[Figure scripts]

* start *

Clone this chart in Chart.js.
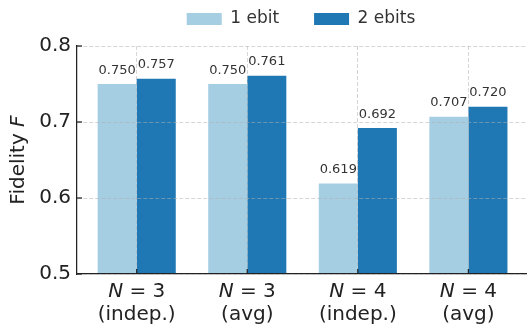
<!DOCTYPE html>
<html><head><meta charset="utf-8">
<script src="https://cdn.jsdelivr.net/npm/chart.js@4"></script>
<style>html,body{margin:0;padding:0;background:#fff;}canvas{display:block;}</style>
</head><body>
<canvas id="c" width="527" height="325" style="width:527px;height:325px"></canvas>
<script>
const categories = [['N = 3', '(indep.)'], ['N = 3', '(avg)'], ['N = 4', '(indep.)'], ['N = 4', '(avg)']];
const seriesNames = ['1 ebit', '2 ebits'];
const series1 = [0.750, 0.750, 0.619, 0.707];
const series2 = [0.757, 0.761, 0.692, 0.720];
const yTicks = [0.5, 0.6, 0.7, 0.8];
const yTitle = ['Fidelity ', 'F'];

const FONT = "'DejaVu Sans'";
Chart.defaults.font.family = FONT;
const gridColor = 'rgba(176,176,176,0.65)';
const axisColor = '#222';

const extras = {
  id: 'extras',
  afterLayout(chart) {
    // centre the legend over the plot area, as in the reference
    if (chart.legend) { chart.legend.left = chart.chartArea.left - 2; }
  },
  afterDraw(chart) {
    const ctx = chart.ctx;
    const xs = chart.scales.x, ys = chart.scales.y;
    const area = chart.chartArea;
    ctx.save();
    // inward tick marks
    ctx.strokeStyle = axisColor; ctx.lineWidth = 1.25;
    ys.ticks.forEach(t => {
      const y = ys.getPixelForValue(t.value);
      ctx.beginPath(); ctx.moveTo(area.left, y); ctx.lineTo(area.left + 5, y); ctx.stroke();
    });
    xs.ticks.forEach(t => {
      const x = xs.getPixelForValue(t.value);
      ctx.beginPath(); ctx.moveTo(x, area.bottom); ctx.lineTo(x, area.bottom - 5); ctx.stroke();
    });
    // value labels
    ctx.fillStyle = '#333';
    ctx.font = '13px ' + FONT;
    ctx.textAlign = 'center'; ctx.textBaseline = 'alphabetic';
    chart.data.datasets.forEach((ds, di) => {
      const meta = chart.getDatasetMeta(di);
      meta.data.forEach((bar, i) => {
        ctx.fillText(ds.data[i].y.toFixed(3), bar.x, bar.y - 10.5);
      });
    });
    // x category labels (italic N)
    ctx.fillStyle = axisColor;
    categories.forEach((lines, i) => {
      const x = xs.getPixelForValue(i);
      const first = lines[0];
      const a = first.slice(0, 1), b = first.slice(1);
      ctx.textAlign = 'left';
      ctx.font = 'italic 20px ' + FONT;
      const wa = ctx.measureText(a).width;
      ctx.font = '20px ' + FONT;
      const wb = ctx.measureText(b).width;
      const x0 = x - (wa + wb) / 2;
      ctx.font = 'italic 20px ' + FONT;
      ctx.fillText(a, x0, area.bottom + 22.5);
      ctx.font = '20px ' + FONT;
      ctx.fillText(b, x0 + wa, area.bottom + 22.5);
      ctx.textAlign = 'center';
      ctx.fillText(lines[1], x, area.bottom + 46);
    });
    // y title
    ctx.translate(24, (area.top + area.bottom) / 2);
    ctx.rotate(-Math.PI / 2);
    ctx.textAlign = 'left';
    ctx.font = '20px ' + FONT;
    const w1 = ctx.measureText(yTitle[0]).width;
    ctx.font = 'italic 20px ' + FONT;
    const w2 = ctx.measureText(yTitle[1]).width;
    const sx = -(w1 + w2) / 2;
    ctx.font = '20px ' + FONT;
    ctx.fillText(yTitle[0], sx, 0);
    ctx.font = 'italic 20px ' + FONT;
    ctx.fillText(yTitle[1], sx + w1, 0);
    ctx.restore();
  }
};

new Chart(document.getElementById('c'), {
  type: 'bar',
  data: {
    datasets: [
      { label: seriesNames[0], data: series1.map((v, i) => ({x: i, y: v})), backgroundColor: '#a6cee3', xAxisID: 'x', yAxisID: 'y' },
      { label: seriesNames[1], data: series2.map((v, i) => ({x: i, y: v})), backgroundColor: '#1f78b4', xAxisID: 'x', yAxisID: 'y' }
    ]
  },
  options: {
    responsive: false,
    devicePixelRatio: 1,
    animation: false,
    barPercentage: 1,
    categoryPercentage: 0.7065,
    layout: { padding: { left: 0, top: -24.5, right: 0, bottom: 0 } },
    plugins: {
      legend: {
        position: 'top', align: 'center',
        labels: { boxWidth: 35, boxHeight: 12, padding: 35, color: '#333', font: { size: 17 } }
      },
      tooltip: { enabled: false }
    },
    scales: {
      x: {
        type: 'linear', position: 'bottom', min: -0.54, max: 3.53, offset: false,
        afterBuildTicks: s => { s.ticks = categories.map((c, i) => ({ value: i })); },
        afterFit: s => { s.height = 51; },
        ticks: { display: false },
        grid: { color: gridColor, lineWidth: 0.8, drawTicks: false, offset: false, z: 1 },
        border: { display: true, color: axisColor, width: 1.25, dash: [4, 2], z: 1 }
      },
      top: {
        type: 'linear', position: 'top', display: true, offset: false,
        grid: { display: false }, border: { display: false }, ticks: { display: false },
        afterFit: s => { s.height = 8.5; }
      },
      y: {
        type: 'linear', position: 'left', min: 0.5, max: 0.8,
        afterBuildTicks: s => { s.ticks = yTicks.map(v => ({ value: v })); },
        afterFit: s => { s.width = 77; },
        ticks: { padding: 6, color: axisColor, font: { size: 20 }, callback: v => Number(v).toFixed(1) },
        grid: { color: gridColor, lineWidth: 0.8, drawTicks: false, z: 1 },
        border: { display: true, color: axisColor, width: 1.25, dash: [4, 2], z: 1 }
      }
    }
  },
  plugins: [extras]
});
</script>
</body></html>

* end *
* start *

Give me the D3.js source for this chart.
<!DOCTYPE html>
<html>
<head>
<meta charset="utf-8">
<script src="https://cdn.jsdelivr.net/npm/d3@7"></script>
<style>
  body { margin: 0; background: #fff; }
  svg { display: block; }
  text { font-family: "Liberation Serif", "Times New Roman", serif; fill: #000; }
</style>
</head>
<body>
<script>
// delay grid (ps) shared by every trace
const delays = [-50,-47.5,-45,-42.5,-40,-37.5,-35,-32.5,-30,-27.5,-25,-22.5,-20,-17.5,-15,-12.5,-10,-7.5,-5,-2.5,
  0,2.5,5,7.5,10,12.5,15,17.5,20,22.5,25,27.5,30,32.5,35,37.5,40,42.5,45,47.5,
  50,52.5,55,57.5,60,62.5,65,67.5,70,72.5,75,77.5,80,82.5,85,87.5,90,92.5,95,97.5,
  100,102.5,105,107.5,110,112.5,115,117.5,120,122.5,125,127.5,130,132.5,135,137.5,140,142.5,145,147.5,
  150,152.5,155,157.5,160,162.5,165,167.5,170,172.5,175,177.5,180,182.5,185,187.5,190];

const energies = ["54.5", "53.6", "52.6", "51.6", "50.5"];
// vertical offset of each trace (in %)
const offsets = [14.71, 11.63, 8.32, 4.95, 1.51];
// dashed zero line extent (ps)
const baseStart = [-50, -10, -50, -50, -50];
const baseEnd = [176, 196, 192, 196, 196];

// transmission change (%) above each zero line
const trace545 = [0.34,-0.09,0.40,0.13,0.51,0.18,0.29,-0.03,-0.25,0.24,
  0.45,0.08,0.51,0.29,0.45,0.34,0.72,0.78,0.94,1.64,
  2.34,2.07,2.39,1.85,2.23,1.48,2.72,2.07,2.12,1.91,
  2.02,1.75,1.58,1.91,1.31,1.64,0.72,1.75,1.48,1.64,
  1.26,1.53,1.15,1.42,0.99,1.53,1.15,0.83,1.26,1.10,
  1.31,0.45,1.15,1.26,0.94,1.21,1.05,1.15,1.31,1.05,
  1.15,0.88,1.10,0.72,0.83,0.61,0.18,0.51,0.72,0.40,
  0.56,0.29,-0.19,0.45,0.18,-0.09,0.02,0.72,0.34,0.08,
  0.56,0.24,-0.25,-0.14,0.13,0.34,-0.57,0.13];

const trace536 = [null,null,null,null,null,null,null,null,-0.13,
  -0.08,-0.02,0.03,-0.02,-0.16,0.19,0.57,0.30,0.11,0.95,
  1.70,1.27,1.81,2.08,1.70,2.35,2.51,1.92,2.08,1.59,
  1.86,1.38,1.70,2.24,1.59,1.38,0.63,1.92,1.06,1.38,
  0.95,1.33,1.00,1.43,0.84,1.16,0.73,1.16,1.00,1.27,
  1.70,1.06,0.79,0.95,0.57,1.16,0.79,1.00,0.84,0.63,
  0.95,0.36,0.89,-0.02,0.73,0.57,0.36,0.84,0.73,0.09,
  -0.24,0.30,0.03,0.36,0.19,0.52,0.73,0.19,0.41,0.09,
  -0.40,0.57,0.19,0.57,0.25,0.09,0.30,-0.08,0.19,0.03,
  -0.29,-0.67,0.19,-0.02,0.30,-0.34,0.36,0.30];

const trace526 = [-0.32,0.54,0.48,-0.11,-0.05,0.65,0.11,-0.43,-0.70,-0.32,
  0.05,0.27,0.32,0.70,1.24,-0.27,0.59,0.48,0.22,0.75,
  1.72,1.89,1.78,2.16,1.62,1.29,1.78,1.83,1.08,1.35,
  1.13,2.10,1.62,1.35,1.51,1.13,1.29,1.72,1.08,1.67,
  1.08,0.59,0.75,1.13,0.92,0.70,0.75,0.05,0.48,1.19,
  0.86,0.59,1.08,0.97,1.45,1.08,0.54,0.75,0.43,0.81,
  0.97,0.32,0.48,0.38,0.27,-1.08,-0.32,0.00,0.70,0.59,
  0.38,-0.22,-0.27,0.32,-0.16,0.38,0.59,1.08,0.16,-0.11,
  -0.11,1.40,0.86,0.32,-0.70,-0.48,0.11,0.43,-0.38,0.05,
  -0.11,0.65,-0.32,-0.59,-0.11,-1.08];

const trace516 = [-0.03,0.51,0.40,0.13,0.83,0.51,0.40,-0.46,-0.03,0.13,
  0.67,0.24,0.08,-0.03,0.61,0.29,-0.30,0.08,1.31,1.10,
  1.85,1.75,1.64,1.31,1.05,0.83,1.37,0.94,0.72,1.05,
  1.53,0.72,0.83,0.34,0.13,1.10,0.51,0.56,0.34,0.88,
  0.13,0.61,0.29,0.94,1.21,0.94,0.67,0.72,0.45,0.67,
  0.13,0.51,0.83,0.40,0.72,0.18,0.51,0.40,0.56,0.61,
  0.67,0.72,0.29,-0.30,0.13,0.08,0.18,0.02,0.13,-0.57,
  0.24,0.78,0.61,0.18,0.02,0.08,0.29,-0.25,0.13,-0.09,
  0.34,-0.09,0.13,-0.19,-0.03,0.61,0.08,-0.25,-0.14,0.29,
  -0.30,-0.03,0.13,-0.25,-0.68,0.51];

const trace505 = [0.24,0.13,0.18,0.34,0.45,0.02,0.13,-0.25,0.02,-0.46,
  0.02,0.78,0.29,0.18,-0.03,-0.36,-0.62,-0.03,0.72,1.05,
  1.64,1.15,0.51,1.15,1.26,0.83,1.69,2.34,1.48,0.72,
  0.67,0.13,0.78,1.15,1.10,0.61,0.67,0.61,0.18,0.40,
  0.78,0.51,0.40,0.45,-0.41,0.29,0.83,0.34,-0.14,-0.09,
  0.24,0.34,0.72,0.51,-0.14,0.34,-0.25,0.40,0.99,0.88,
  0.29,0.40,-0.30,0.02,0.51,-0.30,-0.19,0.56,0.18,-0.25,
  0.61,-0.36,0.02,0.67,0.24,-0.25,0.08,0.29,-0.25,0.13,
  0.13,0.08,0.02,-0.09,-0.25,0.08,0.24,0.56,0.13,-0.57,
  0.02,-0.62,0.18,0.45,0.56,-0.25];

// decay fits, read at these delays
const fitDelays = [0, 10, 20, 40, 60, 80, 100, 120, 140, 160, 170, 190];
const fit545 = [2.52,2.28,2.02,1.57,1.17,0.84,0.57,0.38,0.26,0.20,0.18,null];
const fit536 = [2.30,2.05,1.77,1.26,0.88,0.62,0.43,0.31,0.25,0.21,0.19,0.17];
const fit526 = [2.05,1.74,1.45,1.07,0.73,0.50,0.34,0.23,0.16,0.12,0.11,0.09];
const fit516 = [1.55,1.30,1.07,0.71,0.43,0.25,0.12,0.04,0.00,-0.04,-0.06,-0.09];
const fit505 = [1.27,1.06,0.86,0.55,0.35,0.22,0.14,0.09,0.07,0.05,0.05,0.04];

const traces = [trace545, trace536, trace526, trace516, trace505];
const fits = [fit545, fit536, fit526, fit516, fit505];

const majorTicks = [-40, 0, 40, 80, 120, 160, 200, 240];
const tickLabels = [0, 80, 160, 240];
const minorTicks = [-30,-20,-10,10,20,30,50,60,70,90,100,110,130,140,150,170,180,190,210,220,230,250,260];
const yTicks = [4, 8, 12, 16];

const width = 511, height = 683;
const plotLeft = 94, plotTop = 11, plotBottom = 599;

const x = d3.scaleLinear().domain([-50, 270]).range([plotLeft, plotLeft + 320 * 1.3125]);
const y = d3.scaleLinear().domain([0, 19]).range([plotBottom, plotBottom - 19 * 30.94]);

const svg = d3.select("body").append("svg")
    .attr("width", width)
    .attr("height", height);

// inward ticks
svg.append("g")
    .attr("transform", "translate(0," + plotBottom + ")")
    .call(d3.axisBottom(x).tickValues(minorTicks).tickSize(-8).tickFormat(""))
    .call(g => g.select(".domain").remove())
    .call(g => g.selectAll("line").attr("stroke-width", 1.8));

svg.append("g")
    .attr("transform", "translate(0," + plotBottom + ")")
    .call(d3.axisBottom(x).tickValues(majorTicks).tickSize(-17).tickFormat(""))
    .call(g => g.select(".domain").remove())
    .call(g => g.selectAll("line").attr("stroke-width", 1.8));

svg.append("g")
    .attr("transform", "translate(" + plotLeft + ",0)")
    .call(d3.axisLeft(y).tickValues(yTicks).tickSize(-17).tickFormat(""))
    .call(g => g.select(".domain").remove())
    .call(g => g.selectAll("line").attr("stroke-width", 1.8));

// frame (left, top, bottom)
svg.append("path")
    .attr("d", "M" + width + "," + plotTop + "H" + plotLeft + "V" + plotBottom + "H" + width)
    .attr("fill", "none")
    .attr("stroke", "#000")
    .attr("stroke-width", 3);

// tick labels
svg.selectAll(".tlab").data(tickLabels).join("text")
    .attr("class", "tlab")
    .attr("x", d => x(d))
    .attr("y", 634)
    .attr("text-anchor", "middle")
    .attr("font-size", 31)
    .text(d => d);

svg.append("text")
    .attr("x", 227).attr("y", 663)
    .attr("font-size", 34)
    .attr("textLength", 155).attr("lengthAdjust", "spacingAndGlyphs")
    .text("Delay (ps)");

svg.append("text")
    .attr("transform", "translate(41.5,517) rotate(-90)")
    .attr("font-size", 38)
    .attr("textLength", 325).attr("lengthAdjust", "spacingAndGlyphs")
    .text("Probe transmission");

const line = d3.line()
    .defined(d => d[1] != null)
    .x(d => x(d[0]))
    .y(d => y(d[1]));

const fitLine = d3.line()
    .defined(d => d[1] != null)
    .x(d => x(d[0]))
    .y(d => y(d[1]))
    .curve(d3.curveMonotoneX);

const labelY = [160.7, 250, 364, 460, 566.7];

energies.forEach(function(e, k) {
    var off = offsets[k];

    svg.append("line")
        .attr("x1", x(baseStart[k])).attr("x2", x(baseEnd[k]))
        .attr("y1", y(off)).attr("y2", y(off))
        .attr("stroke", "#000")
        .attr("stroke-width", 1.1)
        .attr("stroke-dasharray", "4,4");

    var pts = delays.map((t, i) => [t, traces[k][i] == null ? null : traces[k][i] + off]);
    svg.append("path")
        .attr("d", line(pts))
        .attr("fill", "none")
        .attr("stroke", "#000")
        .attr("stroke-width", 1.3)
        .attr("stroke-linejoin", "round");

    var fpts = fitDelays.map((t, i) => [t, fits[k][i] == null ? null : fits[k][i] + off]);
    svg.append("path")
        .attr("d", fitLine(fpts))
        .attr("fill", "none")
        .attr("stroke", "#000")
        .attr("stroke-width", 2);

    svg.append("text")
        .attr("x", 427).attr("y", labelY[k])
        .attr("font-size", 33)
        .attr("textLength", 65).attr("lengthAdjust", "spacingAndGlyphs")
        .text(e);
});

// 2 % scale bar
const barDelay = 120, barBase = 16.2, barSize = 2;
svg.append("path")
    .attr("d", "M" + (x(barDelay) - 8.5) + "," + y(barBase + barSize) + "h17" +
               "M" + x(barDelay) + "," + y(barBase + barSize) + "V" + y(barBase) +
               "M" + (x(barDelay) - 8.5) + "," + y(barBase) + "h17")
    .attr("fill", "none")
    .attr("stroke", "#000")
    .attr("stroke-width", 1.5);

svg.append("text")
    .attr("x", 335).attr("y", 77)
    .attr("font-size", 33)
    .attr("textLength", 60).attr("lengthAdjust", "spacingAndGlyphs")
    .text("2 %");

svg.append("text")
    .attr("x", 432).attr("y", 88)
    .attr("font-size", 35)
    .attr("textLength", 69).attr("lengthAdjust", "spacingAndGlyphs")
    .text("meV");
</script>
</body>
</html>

* end *

■ Your instructions: Copy exactly the part of the material above that opens with the line containing "Clone this chart in Chart.js." and closes with the line containing "const yTitle = ['Fidelity ', 'F'];", ends included. Drop the images.

■ Result:
Clone this chart in Chart.js.
<!DOCTYPE html>
<html><head><meta charset="utf-8">
<script src="https://cdn.jsdelivr.net/npm/chart.js@4"></script>
<style>html,body{margin:0;padding:0;background:#fff;}canvas{display:block;}</style>
</head><body>
<canvas id="c" width="527" height="325" style="width:527px;height:325px"></canvas>
<script>
const categories = [['N = 3', '(indep.)'], ['N = 3', '(avg)'], ['N = 4', '(indep.)'], ['N = 4', '(avg)']];
const seriesNames = ['1 ebit', '2 ebits'];
const series1 = [0.750, 0.750, 0.619, 0.707];
const series2 = [0.757, 0.761, 0.692, 0.720];
const yTicks = [0.5, 0.6, 0.7, 0.8];
const yTitle = ['Fidelity ', 'F'];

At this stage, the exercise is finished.